Anyway. The CBC finally succeeded in persuading me to drop what I was doing and do the interview–mostly because while it was really inconvenient timing, I thought it was important to get some of those thoughts out there. Even if it was only in Canada.

Given that it was a TV interview, I also managed to be uncharacteristically succinct and to the point. The interview is still on the CBC’ website, and it’s only about 5 minutes long, if you want to take a look at it. (I appear about 7 minutes and 40 seconds into the show.)

Vision, passion, and how we all can get better at finding visions that inspire our best passions will also, I am sure, be something I talk about more on this site in the future. And, who knows? Maybe other places, as well!

{ 2 comments… read them below or add one }

1 Craig 05.09.12 at 4:49 pm

Great interview and thanks for introducing me to Mark Kelly’s show!

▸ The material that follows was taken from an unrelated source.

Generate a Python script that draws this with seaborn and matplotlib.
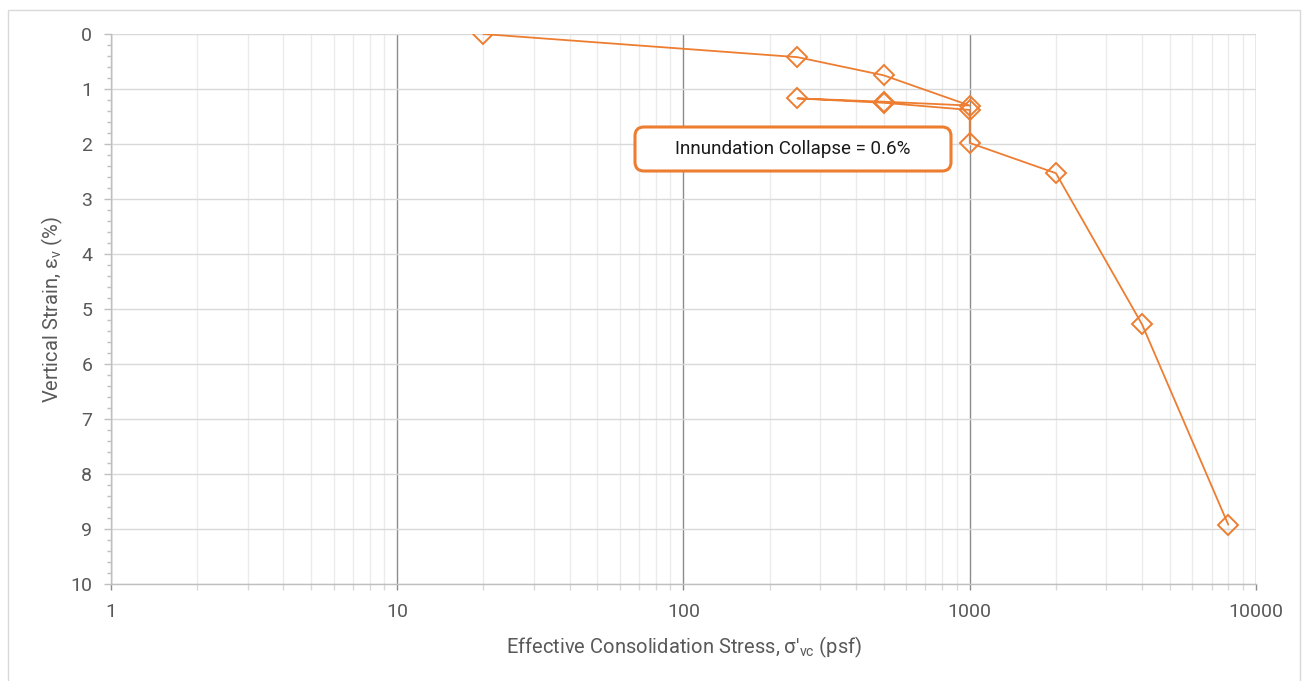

2 Rick 05.23.12 at 5:17 pm

Being a visionary is difficult. The idea or new viewpoint is often seen as negative by those in the organization, as it typically involves change, uncomfortable to many people, and could ultimately impact people’s position and influence in the organization. It is incredible how much energy can be invested by those other parties to subvert the vision. Eventually, the visionary can get worn down or ultimately lose credibility. For that reason, it is often a position that is not a long term proposition for any one person. The ebb and flow of the economics external to the organization often result in this process being put on a back burner for a long time, until an event (or business transaction) triggers the need for “vision on demand”. However, the end result of that vision might be the proverbial “paving the cow path” as opposed to a new path. I would suggest the people in the role of visionary must spend at least half of their time selling the need for the vision to the decision makers, and only half their time actually developing the vision. A vision without a sponsor is as good as no vision at all.